While ex-pats from wealthier countries had brought an influx in technology and growth to the more upscale resort towns, my guide was concerned that the children in the villages, who struggle already to get an education, would be left behind because they have no access to technology to learn the skills of a changing world. He told me how the children of his village lack books and backpacks; tablet computers were out of the question. He wanted a better education for his children than he had had, but he was not convinced it would be possible.
I do not claim to have answers to the poverty and isolation I witnessed. But those answers are not even mine to give—they will arise from within this community of creative, warm, intelligent, and hard-working people. What is mine is the ability to step outside my comfort zone and recognize the real poverty in which the majority of people in the world still live. What is mine is the strange peace that comes from knowing that all of us are vulnerable human beings together, whether or not we are wealthy enough to polish our frailty until it is barely visible. All of us have hopes and dreams and endure painful obstacles, and we all need one another to help overcome our individual limitations.
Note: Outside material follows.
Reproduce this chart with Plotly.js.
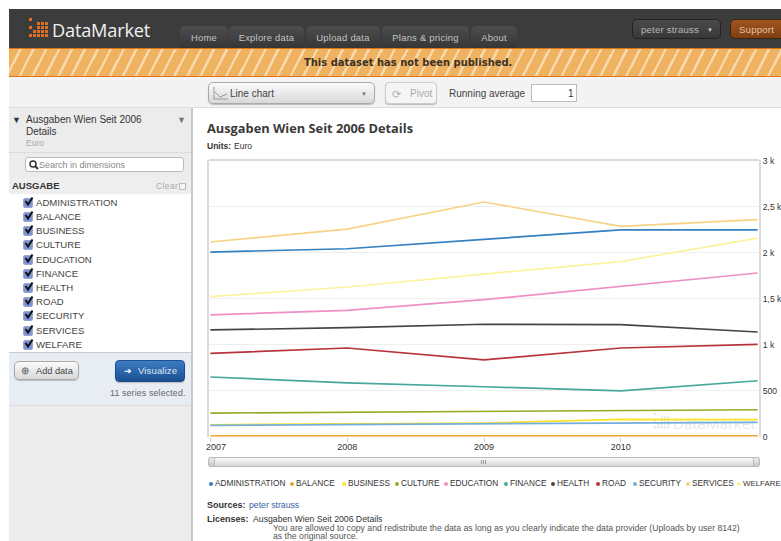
<!DOCTYPE html>
<html>
<head>
<meta charset="utf-8">
<title>Ausgaben Wien Seit 2006 Details</title>
<script src="https://cdn.plot.ly/plotly-3.0.1.min.js"></script>
<style>
html,body{margin:0;padding:0;background:#fff;width:781px;height:541px;overflow:hidden;font-family:"Liberation Sans",Arial,sans-serif;color:#333}
.a{position:absolute;white-space:nowrap}
.t{position:absolute;white-space:nowrap;line-height:12px}
#header{left:9px;top:9px;width:772px;height:39px;background:#3c3c3c}
.tab{position:absolute;top:26px;height:22px;border-radius:5px 5px 0 0;background:linear-gradient(#4d4d4d,#363636);color:#c4c4c4;font-size:9.4px;line-height:23px;text-align:center;letter-spacing:.25px}
#banner{left:9px;top:48px;width:772px;height:27px;border-top:1px solid #dd7412;border-bottom:2px solid #e2731a;background:repeating-linear-gradient(117deg,#efb261 0 9px,#f8d7a8 9px 11.5px)}
#toolbar{left:9px;top:77px;width:772px;height:30px;background:#f3f3f3;border-bottom:1px solid #dcdcdc}
.btn{position:absolute;box-sizing:border-box;border:1px solid #aaa;border-radius:4px;background:linear-gradient(#fbfbfb,#d8d8d8);box-shadow:0 1px 1px #bbb;font-size:10px}
#side{left:9px;top:108px;width:182px;height:433px;background:#ececec;border-right:2px solid #c8c8c8}
#chart{position:absolute;left:195px;top:150px;width:586px;height:320px}
.cb{position:absolute;left:23px;width:10px;height:10px;background:#7e93d6;border:1px solid #99a6d0;box-sizing:border-box;border-radius:2px}
.lg{font-size:8.3px;color:#333;display:inline-block;position:absolute;top:478px;line-height:11px}
.lg i{display:inline-block;width:4px;height:4px;border-radius:50%;position:absolute;left:-6px;top:4px}
</style>
</head>
<body>
<div class="a" id="header"></div>
<div class="a" id="banner"></div>
<div class="a" id="toolbar"></div>
<div class="a" id="side"></div>
<div class="a" style="left:9px;top:108px;width:182px;height:44px;border-bottom:1px dotted #ccc"></div>
<div class="a" style="left:9px;top:194px;width:182px;height:158px;background:#fff"></div>
<div class="a" style="left:9px;top:352px;width:182px;height:54px;background:#e8edf4;border-top:1px solid #ccc;border-bottom:1px solid #ddd;box-sizing:border-box"></div>
<div class="a" style="left:194px;top:108px;width:587px;height:433px;background:#fff"></div>
<div id="chrome"></div>
<div id="chart"></div>
<div id="legend"></div>
<script>
// Yearly spending per budget heading, in Euro
const years = [2007, 2008, 2009, 2010, 2011];
const tickYears = [2007, 2008, 2009, 2010];
const seriesNames = ["ADMINISTRATION","BALANCE","BUSINESS","CULTURE","EDUCATION","FINANCE","HEALTH","ROAD","SECURITY","SERVICES","WELFARE"];
const seriesColors = ["#3580c0","#eaa52a","#fbe32a","#8fae22","#ee8fc6","#46a79a","#454545","#b7343a","#74aede","#f6d285","#fdf2a0"];
const administration = [2005, 2041, 2143, 2245, 2245];
const balance = [8, 8, 8, 8, 8];
const business = [128, 136, 147, 187, 183];
const culture = [255, 266, 277, 285, 291];
const education = [1321, 1372, 1487, 1628, 1777];
const finance = [647, 582, 541, 495, 606];
const health = [1158, 1183, 1220, 1215, 1136];
const road = [904, 962, 832, 962, 1002];
const security = [122, 128, 139, 147, 154];
const services = [2114, 2255, 2549, 2285, 2357];
const welfare = [1520, 1625, 1766, 1900, 2157];
const seriesValues = [administration, balance, business, culture, education, finance, health, road, security, services, welfare];
const yTickValues = [0, 500, 1000, 1500, 2000, 2500, 3000];
const yTickLabels = ["0", "500", "1 k", "1,5 k", "2 k", "2,5 k", "3 k"];
const navItems = [["Home",180,48],["Explore data",229,75],["Upload data",306,74],["Plans & pricing",382,87],["About",471,46]];
const legendStarts = [215,296,348,401,450,510,557,602,639,692,743];

const chrome = document.getElementById('chrome');
function text(x, y, s, style) {
  const d = document.createElement('div');
  d.className = 't';
  d.style.cssText = `left:${x}px;top:${y - 6}px;` + (style || '');
  d.textContent = s;
  chrome.appendChild(d);
  return d;
}
function box(cls, x, y, w, h, style, s) {
  const d = document.createElement('div');
  d.className = cls;
  d.style.cssText = `left:${x}px;top:${y}px;width:${w}px;height:${h}px;` + (style || '');
  if (s) d.textContent = s;
  chrome.appendChild(d);
  return d;
}
// Square-grid brand mark
function mark(x, y, cell, color, parent) {
  const rows = ["#....", "..###", "#.###", ".####", "#####"];
  let svg = `<svg width="${cell*5}" height="${cell*5}" style="position:absolute;left:${x}px;top:${y}px">`;
  rows.forEach((r, j) => [...r].forEach((c, i) => {
    if (c === '#') svg += `<rect x="${i*cell}" y="${j*cell}" width="${cell-1}" height="${cell-1}" fill="${color}"/>`;
  }));
  const wrap = document.createElement('div');
  wrap.innerHTML = svg + '</svg>';
  (parent || chrome).appendChild(wrap);
}

// Top navigation
mark(29, 18, 4, '#dd6f22');
text(52, 30, 'DataMarket', 'font:18.2px/12px "Open Sans";color:#f1f1f1;letter-spacing:-.2px');
navItems.forEach(n => box('tab', n[1], 26, n[2], 22, '', n[0]).style.top = '26px');
box('btn', 632, 19, 89, 20, 'background:linear-gradient(#4b4b4b,#383838);border-color:#222;border-radius:5px;box-shadow:none');
text(641, 30, 'peter strauss', 'font-size:9.6px;color:#b8b8b8;letter-spacing:.2px');
text(707, 30, '▼', 'font-size:6px;color:#ccc');
box('btn', 730, 19, 56, 20, 'background:linear-gradient(#a0541f,#7f3f12);border-color:#3a2510;border-radius:5px;box-shadow:none');
text(739, 30, 'Support', 'font-size:9.6px;color:#e2c3a8;letter-spacing:.2px');
text(304, 63, 'This dataset has not been published.', 'font:bold 9.9px/12px "DejaVu Sans";color:#3a3226;letter-spacing:.05px');

// Toolbar
box('btn', 208, 82, 167, 22, 'border-radius:5px');
chrome.insertAdjacentHTML('beforeend', '<svg style="position:absolute;left:213px;top:86px" width="16" height="15"><path d="M1 1V13H15M2 6L7 11L14 8" fill="none" stroke="#999"/></svg>');
text(230, 94, 'Line chart', 'font-size:10px;color:#444');
text(361, 94, '▼', 'font-size:6px;color:#777');
box('btn', 385, 82, 52, 22, 'background:#f5f5f5;border-color:#ccc');
text(392, 94, '⟳', 'font-size:11px;color:#aaa');
text(410, 94, 'Pivot', 'font-size:10px;color:#aaa');
text(449, 94, 'Running average', 'font-size:10px;color:#444');
box('a', 531, 84, 46, 18, 'background:#fff;border:1px solid #bbb;box-sizing:border-box');
text(568, 94, '1', 'font-size:10px;color:#333');

// Dataset panel
text(12, 120, '▼', 'font-size:9px;color:#333');
text(26, 120, 'Ausgaben Wien Seit 2006', 'font-size:10px;color:#333');
text(26, 132, 'Details', 'font-size:10px;color:#333');
text(26, 142.5, 'Euro', 'font-size:8.5px;color:#aaa');
text(177, 120, '▼', 'font-size:9px;color:#777');
box('a', 25, 157, 159, 15, 'background:#fff;border:1px solid #bbb;border-radius:3px;box-sizing:border-box');
chrome.insertAdjacentHTML('beforeend', '<svg style="position:absolute;left:29px;top:160px" width="10" height="10"><circle cx="4" cy="4" r="3" fill="none" stroke="#333" stroke-width="1.5"/><path d="M6 6L9 9" stroke="#333" stroke-width="2"/></svg>');
text(39, 165, 'Search in dimensions', 'font-size:9px;color:#888');
box('a', 9, 177, 182, 17, 'background:#eee');
text(12, 186, 'AUSGABE', 'font-size:9.5px;font-weight:bold;color:#333');
text(156, 186, 'Clear', 'font-size:8.5px;color:#aaa;letter-spacing:.4px');
box('a', 179, 183, 7, 7, 'border:1px solid #bbb;box-sizing:border-box;background:#f5f5f5');
seriesNames.forEach((name, i) => {
  const y = 202.8 + i * 14.2;
  box('cb', 23, y - 5, 10, 10, `top:${y - 5}px`);
  chrome.insertAdjacentHTML('beforeend', `<svg style="position:absolute;left:23px;top:${y - 7}px" width="11" height="11"><path d="M2.5 5L5 8.5L9.5 1.5" fill="none" stroke="#111" stroke-width="2"/></svg>`);
  text(36, y, name, 'font-size:9.6px;color:#444');
});
box('btn', 14, 361, 65, 19, 'border-radius:5px');
text(21, 370.5, '⊕', 'font-size:10px;color:#555');
text(36, 370.5, 'Add data', 'font-size:9.2px;color:#444');
box('btn', 115, 360, 70, 22, 'background:linear-gradient(#3d7cc2,#1c4f92);border-color:#1c4f92;border-radius:4px');
text(124, 371, '➔', 'font-size:9px;color:#fff');
text(138, 371, 'Visualize', 'font-size:9.6px;color:#dfe8f4;letter-spacing:.1px');
text(110, 393, '11 series selected.', 'font-size:8.8px;color:#666;letter-spacing:.15px');

// Chart heading and footer
text(207, 128, 'Ausgaben Wien Seit 2006 Details', 'font:bold 12.8px/12px "Open Sans";color:#3a3a3a');
text(207, 146, 'Units:', 'font-size:8.5px;font-weight:bold;color:#333');
text(234, 146, 'Euro', 'font-size:8.5px;color:#333');
text(207, 505, 'Sources:', 'font-size:9px;font-weight:bold;color:#333');
text(249, 505, 'peter strauss', 'font-size:8.7px;color:#3762a8');
text(207, 519, 'Licenses:', 'font-size:9px;font-weight:bold;color:#333');
text(253, 519, 'Ausgaben Wien Seit 2006 Details', 'font-size:8.7px;color:#333');
text(273, 529.5, 'You are allowed to copy and redistribute the data as long as you clearly indicate the data provider (Uploads by user 8142)', 'font-size:8.7px;line-height:9px;color:#555');
text(273, 538, 'as the original source.', 'font-size:8.7px;line-height:9px;color:#555');

// Range scrollbar under the plot
box('a', 208, 457, 552, 10, 'background:linear-gradient(#fafafa,#d6d6d6);border:1px solid #bbb;border-radius:3px;box-sizing:border-box');
box('a', 208, 457, 7, 10, 'background:linear-gradient(#eee,#c8c8c8);border:1px solid #bbb;border-radius:3px 0 0 3px;box-sizing:border-box');
box('a', 753, 457, 7, 10, 'background:linear-gradient(#eee,#c8c8c8);border:1px solid #bbb;border-radius:0 3px 3px 0;box-sizing:border-box');
box('a', 481, 460, 1, 4, 'background:#999');
box('a', 483, 460, 1, 4, 'background:#999');
box('a', 485, 460, 1, 4, 'background:#999');

// Faint brand mark behind the plot
mark(654, 413, 3.3, '#e3e8e8');
text(673, 423, 'DataMarket', 'font:15px/12px "Open Sans";color:#e6eaea');

// Legend row built from the series list
const legend = document.getElementById('legend');
seriesNames.forEach((name, i) => {
  const s = document.createElement('span');
  s.className = 'lg';
  s.style.left = legendStarts[i] + 'px';
  if (i === seriesNames.length - 1) s.style.fontSize = '7.9px';
  s.innerHTML = `<i style="background:${seriesColors[i]}"></i>`;
  s.appendChild(document.createTextNode(name));
  legend.appendChild(s);
});

const traces = seriesNames.map((name, i) => ({
  x: years,
  y: seriesValues[i],
  name: name,
  type: 'scatter',
  mode: 'lines',
  line: {color: seriesColors[i], width: 1.7},
  hoverinfo: 'skip'
}));

const layout = {
  width: 586,
  height: 320,
  margin: {l: 14, r: 22, t: 10, b: 33},
  paper_bgcolor: 'rgba(0,0,0,0)',
  plot_bgcolor: 'rgba(0,0,0,0)',
  showlegend: false,
  font: {family: '"Liberation Sans", Arial, sans-serif', size: 9, color: '#333'},
  xaxis: {
    range: [2006.99, 2011.01],
    tickvals: tickYears,
    ticktext: ["", "2008", "2009", "2010"],
    ticks: 'outside',
    ticklen: 4,
    tickcolor: '#ccc',
    ticklabelstandoff: -3,
    showgrid: false,
    zeroline: false,
    showline: false,
    fixedrange: true
  },
  yaxis: {
    side: 'right',
    range: [-5.4, 3005.4],
    tickvals: yTickValues,
    ticktext: yTickLabels,
    tickfont: {size: 8.6},
    ticks: '',
    gridcolor: '#efefef',
    gridwidth: 1,
    zeroline: false,
    showline: true,
    mirror: true,
    linecolor: '#dcdcdc',
    linewidth: 2,
    fixedrange: true
  },
  shapes: [{type: 'line', xref: 'paper', yref: 'paper', x0: 0, x1: 1, y0: 1, y1: 1, line: {color: '#dcdcdc', width: 2}}],
  annotations: [{text: '2007', xref: 'x', yref: 'paper', x: 2007, y: 0, xanchor: 'center', yanchor: 'top', xshift: 6, yshift: -3, showarrow: false, font: {size: 9, color: '#333'}}]
};
Plotly.newPlot('chart', traces, layout, {displayModeBar: false, staticPlot: true});
</script>
</body>
</html>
A friend texted me while I was traveling and asked, “Do you like Belize?” I replied, “I’m not sure like is the right word, but I appreciate it.” My friend told me I was being cryptic, but that was not my intent. There is little to like when you step off the resort property and see crushing poverty around you, but there is a great deal to appreciate in a people who stand tall, day in and day out, in the face of it. There is little to like about visible desperation, and there is everything to appreciate about a warm, resilient people, who know their roots and pass their community’s story on to their children and grandchildren.
There was construction everywhere we looked, and, God willing, ten years from now the face of Belize will be more developed and stable. Export business is growing, and investment from abroad is evident. Tourism will return. Technology will develop. Belize will take her place among the nations of the world. Nonetheless, while it is dangerously easy to romanticize the poor villages of the jungles, I am thankful for this snapshot in time. I hope the people of the villages never succumb to manicured lawns and high-speed roadways, where it is all too easy to pass through and never stop.